PROVIDED DATA:
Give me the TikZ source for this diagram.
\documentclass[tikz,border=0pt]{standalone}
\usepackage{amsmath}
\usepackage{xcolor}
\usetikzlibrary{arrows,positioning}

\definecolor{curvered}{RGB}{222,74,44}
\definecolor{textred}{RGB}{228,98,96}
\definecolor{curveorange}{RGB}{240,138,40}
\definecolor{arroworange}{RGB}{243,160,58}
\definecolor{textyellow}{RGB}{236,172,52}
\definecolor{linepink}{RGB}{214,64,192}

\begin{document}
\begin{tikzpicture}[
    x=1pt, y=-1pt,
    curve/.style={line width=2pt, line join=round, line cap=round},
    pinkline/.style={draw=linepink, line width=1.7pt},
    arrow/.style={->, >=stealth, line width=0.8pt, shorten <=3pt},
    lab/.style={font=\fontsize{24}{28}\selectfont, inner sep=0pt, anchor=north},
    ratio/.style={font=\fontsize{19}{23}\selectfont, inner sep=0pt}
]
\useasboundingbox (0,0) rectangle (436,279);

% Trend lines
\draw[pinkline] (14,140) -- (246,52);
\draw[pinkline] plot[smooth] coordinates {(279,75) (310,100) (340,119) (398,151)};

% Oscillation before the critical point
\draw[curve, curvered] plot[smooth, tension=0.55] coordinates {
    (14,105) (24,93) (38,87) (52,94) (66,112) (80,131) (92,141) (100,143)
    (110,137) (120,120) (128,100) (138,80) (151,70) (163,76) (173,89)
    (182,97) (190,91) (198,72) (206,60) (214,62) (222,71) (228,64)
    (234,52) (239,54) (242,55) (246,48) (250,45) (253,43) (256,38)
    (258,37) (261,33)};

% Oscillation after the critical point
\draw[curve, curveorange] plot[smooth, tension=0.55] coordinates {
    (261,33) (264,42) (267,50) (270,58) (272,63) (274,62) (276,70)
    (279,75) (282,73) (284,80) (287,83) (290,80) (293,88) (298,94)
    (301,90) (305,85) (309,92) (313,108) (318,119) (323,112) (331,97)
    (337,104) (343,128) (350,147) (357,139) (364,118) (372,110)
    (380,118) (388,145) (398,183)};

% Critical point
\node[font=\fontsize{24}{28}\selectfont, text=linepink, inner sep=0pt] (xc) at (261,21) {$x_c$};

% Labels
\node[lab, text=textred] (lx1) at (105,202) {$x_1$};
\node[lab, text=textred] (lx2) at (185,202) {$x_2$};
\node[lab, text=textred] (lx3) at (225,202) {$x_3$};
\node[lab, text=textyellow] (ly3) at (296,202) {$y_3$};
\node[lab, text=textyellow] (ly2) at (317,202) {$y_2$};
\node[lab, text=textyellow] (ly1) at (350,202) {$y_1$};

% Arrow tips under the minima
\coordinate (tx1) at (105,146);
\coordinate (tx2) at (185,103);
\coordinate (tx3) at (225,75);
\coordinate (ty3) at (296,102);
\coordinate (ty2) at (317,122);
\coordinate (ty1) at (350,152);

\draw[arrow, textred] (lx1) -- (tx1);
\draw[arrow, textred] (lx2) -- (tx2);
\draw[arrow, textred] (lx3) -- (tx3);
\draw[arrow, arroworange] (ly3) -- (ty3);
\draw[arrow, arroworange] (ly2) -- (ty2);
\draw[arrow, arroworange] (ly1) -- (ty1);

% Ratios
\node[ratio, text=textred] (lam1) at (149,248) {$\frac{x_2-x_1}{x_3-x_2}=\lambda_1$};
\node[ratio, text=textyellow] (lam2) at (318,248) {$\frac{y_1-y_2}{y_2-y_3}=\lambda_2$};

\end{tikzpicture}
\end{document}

TASK STATEMENT: Give an exact repetition of all the material.

EXERCISE RESULT:
Give me the TikZ source for this diagram.
\documentclass[tikz,border=0pt]{standalone}
\usepackage{amsmath}
\usepackage{xcolor}
\usetikzlibrary{arrows,positioning}

\definecolor{curvered}{RGB}{222,74,44}
\definecolor{textred}{RGB}{228,98,96}
\definecolor{curveorange}{RGB}{240,138,40}
\definecolor{arroworange}{RGB}{243,160,58}
\definecolor{textyellow}{RGB}{236,172,52}
\definecolor{linepink}{RGB}{214,64,192}

\begin{document}
\begin{tikzpicture}[
    x=1pt, y=-1pt,
    curve/.style={line width=2pt, line join=round, line cap=round},
    pinkline/.style={draw=linepink, line width=1.7pt},
    arrow/.style={->, >=stealth, line width=0.8pt, shorten <=3pt},
    lab/.style={font=\fontsize{24}{28}\selectfont, inner sep=0pt, anchor=north},
    ratio/.style={font=\fontsize{19}{23}\selectfont, inner sep=0pt}
]
\useasboundingbox (0,0) rectangle (436,279);

% Trend lines
\draw[pinkline] (14,140) -- (246,52);
\draw[pinkline] plot[smooth] coordinates {(279,75) (310,100) (340,119) (398,151)};

% Oscillation before the critical point
\draw[curve, curvered] plot[smooth, tension=0.55] coordinates {
    (14,105) (24,93) (38,87) (52,94) (66,112) (80,131) (92,141) (100,143)
    (110,137) (120,120) (128,100) (138,80) (151,70) (163,76) (173,89)
    (182,97) (190,91) (198,72) (206,60) (214,62) (222,71) (228,64)
    (234,52) (239,54) (242,55) (246,48) (250,45) (253,43) (256,38)
    (258,37) (261,33)};

% Oscillation after the critical point
\draw[curve, curveorange] plot[smooth, tension=0.55] coordinates {
    (261,33) (264,42) (267,50) (270,58) (272,63) (274,62) (276,70)
    (279,75) (282,73) (284,80) (287,83) (290,80) (293,88) (298,94)
    (301,90) (305,85) (309,92) (313,108) (318,119) (323,112) (331,97)
    (337,104) (343,128) (350,147) (357,139) (364,118) (372,110)
    (380,118) (388,145) (398,183)};

% Critical point
\node[font=\fontsize{24}{28}\selectfont, text=linepink, inner sep=0pt] (xc) at (261,21) {$x_c$};

% Labels
\node[lab, text=textred] (lx1) at (105,202) {$x_1$};
\node[lab, text=textred] (lx2) at (185,202) {$x_2$};
\node[lab, text=textred] (lx3) at (225,202) {$x_3$};
\node[lab, text=textyellow] (ly3) at (296,202) {$y_3$};
\node[lab, text=textyellow] (ly2) at (317,202) {$y_2$};
\node[lab, text=textyellow] (ly1) at (350,202) {$y_1$};

% Arrow tips under the minima
\coordinate (tx1) at (105,146);
\coordinate (tx2) at (185,103);
\coordinate (tx3) at (225,75);
\coordinate (ty3) at (296,102);
\coordinate (ty2) at (317,122);
\coordinate (ty1) at (350,152);

\draw[arrow, textred] (lx1) -- (tx1);
\draw[arrow, textred] (lx2) -- (tx2);
\draw[arrow, textred] (lx3) -- (tx3);
\draw[arrow, arroworange] (ly3) -- (ty3);
\draw[arrow, arroworange] (ly2) -- (ty2);
\draw[arrow, arroworange] (ly1) -- (ty1);

% Ratios
\node[ratio, text=textred] (lam1) at (149,248) {$\frac{x_2-x_1}{x_3-x_2}=\lambda_1$};
\node[ratio, text=textyellow] (lam2) at (318,248) {$\frac{y_1-y_2}{y_2-y_3}=\lambda_2$};

\end{tikzpicture}
\end{document}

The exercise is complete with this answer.